# Sticky  Do Not Enact FDA's Option 1 Petition



## Regiampiero

Hey guys,

Its been a while since I've not been in the forums, but I really felt like sharing this link. I'm not sure if someone else has post this, but if not please lets all go sign this petition on top of the CRA letters. If we don't stand up for our rights, no one will.

Thank you

https://petitions.whitehouse.gov/pe...s-option-1-final-rule-premium-handmade-cigars


----------



## phatmax

I admire your gumption, however, petitioning the person that brought us SCHIP taxes and helped create the FDA we have today, this is whizzing up a rope. Retroactive and punitive regulations that control peons are like milk and cookies to people like them.


----------



## Bird-Dog

Done!

Thanks for posting the link.

Oh, and welcome back. Stick around awhile.


----------



## Regiampiero

phatmax said:


> I admire your gumption, however, petitioning the person that brought us SCHIP taxes and helped create the FDA we have today, this is whizzing up a rope. Retroactive and punitive regulations that control peons are like milk and cookies to people like them.


I'm not sure what you're referring to, but the white house had nothing to do with the FDA regulations, and President Obama (whether you're a fan or not) is a cigar smoker himself. If a petition reaches 100,000 signature within a month of the regulations being announced, then it will get the White House's attention. It doesn't hurt to voice your opinion, but it does to admit defeat before putting up a fight.


----------



## VeljkoB

signed


----------



## Regiampiero

curmudgeonista said:


> Done!
> 
> Thanks for posting the link.
> 
> Oh, and welcome back. Stick around awhile.


I left a while back when the forum got shut down, but I like the new look and I'll definitely stay a while.

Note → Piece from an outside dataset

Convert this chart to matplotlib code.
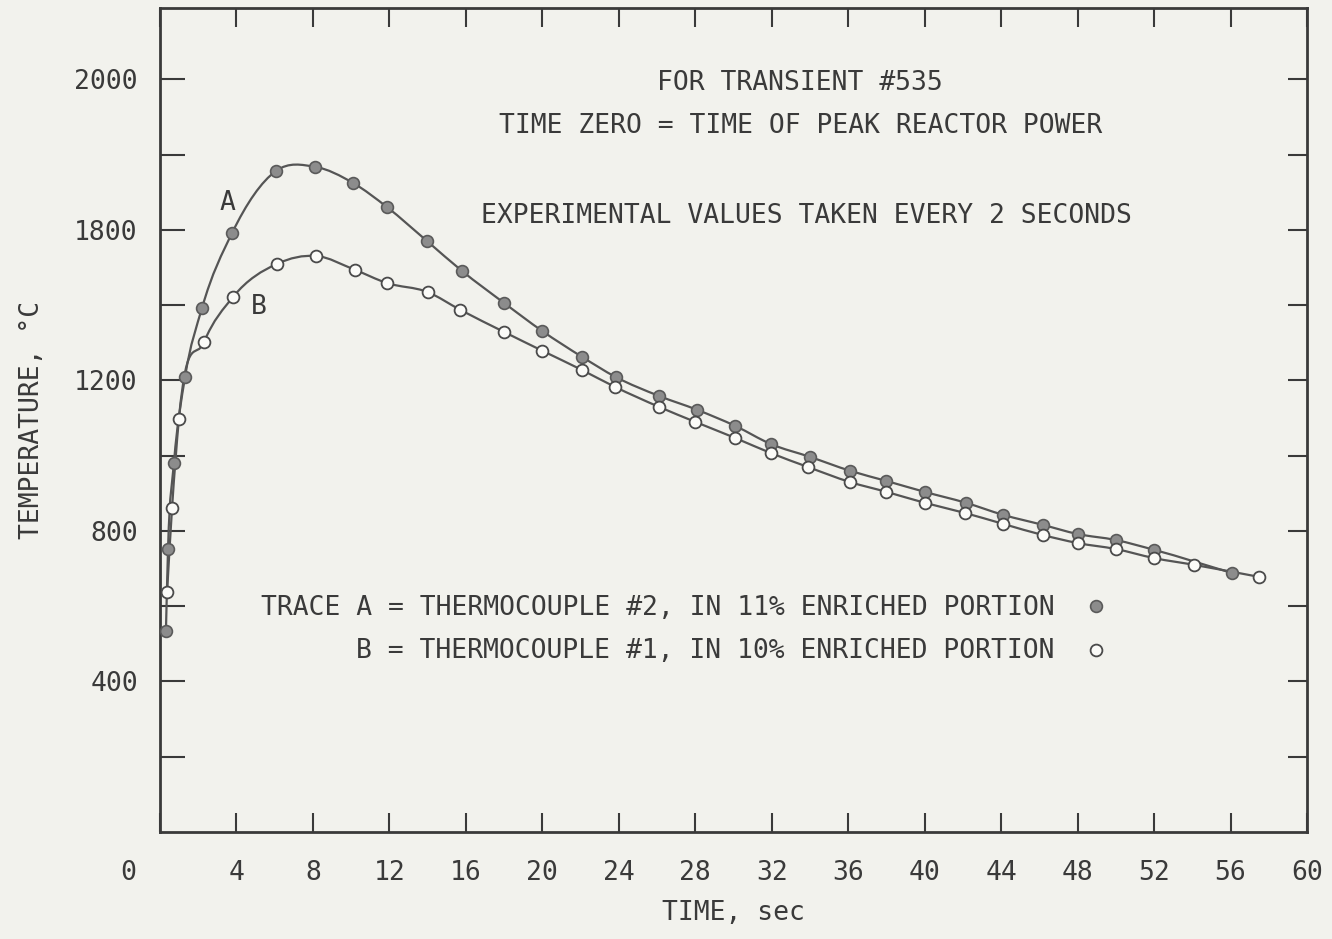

Is there any way this can get pinned or you can make a similar announcement and pinned that?


----------



## Bird-Dog

Regiampiero said:


> I left a while back when the forum got shut down, but I like the new look and I'll definitely stay a while.


Glad to see you back! Puff may have gone through some rough patches in the past, but it's under new management and has IMO quickly returned to it's intended friendly atmosphere and reliability.



Regiampiero said:


> Is there any way this can get pinned or you can make a similar announcement and pinned that?


I'll see what we can do. It's not entirely up to me.

EDIT: Apparently, it was a go! Thanks for the suggestion.


----------



## rockethead26

Done, thanks!


----------



## CritterBuddy

Be sure to verify your email or your signature does not count. I almost missed this myself.


----------



## ForceofWill

Signed


----------



## Hudabear

Signed


----------



## Regiampiero

CritterBuddy said:


> Be sure to verify your email or your signature does not count. I almost missed this myself.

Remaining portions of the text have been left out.